What distinguishes the book is its emotional rawness. Leo’s jealousy is unsparing, his self-knowledge total, and his failure inevitable. The novel is a confession — not of sin but of inadequacy. Kerouac exposes his own racism (his discomfort at being seen with a black woman), his possessiveness, and his inability to sustain intimacy. The prose performs rather than describes these states: its breathlessness enacts Leo’s anxiety, its beauty enacts his love.
Collecting The Subterraneans
First edition (1958, Grove Press): Approximately 5,000 copies, priced at $3.50.
Identification points:
- “First Printing” on the copyright page
- Grove Press imprint (black cat colophon)
- Green cloth boards (some copies in patterned boards)
First edition, first printing:
- Fine/Fine in dust jacket: $2,000–$5,000
- Near Fine in jacket: $800–$2,000
- Without jacket: $100–$300
Signed copies: Scarcer than signed copies of On the Road or Dharma Bums, as The Subterraneans had less commercial promotion.

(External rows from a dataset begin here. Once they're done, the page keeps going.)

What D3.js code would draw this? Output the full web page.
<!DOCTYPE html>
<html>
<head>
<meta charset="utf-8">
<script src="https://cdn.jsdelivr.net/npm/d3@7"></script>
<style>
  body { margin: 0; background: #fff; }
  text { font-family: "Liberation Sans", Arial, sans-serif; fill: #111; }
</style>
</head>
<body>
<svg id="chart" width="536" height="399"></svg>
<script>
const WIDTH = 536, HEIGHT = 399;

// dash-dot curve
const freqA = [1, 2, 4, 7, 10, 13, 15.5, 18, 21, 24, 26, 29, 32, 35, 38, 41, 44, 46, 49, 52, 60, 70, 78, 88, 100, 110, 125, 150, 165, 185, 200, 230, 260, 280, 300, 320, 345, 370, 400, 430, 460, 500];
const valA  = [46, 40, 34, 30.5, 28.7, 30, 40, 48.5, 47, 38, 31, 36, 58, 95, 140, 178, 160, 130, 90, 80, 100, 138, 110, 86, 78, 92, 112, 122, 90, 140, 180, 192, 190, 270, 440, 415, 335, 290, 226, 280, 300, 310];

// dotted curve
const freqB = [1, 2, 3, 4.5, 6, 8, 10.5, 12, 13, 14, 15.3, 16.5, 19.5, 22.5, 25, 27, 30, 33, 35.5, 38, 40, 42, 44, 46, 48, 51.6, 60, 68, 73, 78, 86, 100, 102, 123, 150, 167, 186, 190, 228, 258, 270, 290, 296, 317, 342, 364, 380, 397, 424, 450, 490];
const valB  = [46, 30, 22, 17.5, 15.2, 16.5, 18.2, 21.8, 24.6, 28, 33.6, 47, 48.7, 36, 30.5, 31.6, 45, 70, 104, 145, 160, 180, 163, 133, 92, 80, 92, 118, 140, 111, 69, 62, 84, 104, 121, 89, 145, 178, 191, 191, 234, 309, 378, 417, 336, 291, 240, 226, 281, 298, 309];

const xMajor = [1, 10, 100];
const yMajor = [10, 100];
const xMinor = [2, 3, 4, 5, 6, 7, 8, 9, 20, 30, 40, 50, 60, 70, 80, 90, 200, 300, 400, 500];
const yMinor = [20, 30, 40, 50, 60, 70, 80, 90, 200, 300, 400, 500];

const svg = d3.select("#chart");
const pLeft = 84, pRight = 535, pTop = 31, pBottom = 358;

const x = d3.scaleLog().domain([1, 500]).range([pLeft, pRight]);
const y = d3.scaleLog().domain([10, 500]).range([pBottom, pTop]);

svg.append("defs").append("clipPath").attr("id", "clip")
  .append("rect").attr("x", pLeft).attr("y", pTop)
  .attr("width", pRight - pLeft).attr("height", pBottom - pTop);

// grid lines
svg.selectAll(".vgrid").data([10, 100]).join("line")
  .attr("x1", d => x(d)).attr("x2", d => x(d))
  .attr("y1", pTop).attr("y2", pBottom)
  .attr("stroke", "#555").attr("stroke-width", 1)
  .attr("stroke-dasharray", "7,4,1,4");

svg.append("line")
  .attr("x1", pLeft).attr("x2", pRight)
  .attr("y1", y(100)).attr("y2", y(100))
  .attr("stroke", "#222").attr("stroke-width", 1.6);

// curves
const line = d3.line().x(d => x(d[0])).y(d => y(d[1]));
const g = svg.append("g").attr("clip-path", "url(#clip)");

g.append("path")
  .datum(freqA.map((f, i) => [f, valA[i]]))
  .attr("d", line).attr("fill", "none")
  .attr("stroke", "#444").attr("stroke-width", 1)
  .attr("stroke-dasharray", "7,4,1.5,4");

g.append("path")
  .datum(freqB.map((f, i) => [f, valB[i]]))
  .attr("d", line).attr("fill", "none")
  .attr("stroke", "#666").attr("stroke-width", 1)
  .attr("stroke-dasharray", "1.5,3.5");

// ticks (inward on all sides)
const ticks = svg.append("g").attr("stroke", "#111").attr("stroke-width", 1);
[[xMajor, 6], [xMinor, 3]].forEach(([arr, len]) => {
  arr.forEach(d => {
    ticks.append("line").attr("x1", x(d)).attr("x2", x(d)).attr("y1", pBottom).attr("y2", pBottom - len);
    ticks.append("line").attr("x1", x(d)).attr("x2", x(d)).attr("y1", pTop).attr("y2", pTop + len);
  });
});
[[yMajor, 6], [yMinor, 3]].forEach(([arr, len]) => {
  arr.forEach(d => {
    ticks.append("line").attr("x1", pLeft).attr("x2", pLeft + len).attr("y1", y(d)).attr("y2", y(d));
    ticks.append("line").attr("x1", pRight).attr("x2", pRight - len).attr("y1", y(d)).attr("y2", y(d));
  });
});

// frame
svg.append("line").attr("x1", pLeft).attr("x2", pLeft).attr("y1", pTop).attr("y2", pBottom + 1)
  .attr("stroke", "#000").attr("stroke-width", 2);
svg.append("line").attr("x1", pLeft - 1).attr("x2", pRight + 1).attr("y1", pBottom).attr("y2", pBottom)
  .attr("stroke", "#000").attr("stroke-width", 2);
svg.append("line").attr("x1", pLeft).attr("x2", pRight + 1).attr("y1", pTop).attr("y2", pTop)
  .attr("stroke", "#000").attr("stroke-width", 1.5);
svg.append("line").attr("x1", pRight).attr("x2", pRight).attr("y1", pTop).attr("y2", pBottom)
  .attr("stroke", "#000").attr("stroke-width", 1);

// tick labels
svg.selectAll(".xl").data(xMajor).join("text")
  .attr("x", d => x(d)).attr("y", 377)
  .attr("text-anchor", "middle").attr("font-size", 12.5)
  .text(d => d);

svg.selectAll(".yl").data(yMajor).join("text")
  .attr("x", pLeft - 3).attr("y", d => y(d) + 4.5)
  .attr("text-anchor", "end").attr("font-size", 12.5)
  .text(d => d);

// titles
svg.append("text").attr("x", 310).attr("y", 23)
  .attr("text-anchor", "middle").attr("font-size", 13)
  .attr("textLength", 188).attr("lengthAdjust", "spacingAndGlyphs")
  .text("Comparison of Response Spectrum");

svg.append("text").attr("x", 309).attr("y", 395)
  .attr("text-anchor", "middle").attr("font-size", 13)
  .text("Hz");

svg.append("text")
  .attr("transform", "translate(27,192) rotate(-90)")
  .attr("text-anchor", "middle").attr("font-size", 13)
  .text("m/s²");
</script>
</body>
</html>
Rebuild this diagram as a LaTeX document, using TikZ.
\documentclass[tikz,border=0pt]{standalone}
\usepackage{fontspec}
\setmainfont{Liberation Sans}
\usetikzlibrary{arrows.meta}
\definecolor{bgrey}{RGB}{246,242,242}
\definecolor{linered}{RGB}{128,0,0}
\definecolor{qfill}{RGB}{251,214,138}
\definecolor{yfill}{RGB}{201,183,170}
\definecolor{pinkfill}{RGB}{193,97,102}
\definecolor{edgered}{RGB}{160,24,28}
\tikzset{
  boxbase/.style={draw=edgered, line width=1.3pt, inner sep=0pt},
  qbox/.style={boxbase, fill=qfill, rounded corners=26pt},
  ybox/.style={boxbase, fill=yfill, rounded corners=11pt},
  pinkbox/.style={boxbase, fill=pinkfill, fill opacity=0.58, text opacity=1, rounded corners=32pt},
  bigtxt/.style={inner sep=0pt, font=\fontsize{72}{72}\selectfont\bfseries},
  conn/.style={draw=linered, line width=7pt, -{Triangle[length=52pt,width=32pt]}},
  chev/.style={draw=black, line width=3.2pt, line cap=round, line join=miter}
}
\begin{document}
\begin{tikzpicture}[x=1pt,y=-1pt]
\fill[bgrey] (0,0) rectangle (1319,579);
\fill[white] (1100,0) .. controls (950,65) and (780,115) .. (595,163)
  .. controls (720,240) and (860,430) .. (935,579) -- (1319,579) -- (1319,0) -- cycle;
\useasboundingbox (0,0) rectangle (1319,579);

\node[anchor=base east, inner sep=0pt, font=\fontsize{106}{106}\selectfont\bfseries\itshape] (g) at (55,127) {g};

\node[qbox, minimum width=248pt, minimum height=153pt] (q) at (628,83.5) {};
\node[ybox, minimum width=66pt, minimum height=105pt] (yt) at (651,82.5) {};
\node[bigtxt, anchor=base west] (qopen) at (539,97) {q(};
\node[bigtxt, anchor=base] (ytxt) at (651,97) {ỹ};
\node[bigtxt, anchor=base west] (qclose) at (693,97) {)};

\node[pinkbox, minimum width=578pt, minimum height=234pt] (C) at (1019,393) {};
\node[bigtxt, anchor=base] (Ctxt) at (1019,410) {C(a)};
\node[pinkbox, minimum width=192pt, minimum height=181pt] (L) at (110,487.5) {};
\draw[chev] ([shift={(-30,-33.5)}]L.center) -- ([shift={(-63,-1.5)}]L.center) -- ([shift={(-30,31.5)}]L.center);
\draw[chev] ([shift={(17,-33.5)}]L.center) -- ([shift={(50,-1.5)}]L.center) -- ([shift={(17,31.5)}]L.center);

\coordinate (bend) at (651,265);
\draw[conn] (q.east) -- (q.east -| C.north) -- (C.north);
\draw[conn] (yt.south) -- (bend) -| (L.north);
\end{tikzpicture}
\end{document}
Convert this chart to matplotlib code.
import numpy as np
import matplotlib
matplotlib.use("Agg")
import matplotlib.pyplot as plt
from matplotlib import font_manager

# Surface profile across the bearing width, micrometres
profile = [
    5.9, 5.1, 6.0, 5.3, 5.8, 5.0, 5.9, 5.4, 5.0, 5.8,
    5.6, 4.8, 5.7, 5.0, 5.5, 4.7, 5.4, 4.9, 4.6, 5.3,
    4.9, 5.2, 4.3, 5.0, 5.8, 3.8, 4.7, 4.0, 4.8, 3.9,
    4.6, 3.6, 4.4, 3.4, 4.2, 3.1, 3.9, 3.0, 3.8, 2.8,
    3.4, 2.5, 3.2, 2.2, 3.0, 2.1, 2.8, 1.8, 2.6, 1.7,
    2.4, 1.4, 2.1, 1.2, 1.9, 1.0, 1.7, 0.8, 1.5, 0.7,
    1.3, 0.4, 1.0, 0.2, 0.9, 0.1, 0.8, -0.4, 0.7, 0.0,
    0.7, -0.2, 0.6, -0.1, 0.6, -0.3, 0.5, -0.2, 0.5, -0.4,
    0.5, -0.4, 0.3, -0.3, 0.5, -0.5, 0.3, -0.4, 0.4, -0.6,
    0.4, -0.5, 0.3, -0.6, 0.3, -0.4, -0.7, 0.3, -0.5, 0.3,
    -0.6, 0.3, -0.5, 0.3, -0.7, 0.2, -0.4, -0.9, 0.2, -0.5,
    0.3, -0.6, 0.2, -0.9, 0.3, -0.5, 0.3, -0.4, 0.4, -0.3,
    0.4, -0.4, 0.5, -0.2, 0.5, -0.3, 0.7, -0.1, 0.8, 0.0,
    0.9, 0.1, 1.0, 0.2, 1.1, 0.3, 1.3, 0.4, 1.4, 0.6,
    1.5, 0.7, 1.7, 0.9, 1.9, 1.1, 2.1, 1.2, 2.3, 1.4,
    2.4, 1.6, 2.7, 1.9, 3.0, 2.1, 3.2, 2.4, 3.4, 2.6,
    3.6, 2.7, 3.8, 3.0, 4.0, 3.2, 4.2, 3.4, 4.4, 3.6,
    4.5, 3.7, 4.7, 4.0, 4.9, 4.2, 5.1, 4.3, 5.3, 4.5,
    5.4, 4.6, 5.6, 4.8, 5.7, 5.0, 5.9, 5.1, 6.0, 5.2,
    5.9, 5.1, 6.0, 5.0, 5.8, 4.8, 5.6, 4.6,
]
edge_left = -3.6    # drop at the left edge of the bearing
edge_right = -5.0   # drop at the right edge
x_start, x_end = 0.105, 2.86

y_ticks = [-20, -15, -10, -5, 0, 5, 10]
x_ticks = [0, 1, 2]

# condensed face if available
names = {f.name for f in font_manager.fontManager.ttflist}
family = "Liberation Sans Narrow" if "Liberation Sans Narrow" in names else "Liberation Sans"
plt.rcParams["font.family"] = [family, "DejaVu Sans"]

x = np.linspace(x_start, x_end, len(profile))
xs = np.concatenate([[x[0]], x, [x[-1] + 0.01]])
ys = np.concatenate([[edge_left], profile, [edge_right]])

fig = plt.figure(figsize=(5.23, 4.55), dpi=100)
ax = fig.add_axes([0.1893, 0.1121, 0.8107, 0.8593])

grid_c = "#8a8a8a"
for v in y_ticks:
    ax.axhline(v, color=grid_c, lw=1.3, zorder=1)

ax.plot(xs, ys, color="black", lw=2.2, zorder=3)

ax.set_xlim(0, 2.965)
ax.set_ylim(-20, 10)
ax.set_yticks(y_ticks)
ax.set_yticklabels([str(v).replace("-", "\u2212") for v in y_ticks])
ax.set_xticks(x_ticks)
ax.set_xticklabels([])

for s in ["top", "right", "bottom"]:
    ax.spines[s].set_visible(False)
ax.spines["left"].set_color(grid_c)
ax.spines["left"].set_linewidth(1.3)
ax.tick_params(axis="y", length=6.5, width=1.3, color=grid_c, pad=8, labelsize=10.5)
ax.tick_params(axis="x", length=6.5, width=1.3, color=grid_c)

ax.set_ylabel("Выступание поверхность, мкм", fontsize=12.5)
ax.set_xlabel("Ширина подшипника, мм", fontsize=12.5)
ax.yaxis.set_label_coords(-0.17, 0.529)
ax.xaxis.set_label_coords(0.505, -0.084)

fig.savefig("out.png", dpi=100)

Signed firsts: $3,000–$8,000.
Value trajectory (2016–2026): Approximately 1.5× for fine copies in jacket. Increasingly recognised as one of Kerouac’s most formally accomplished works.
Frequently Asked Questions
Was the love affair real? Yes. Kerouac had a brief relationship with Alene Lee in New York in 1953. The novel transposes the setting to San Francisco but is otherwise closely autobiographical.
Why did the 1960 film change the characters’ races? MGM’s adaptation cast George Peppard (white) as the Kerouac figure and Leslie Caron (white, French) as Mardou, eliminating the interracial element entirely. Kerouac was disgusted.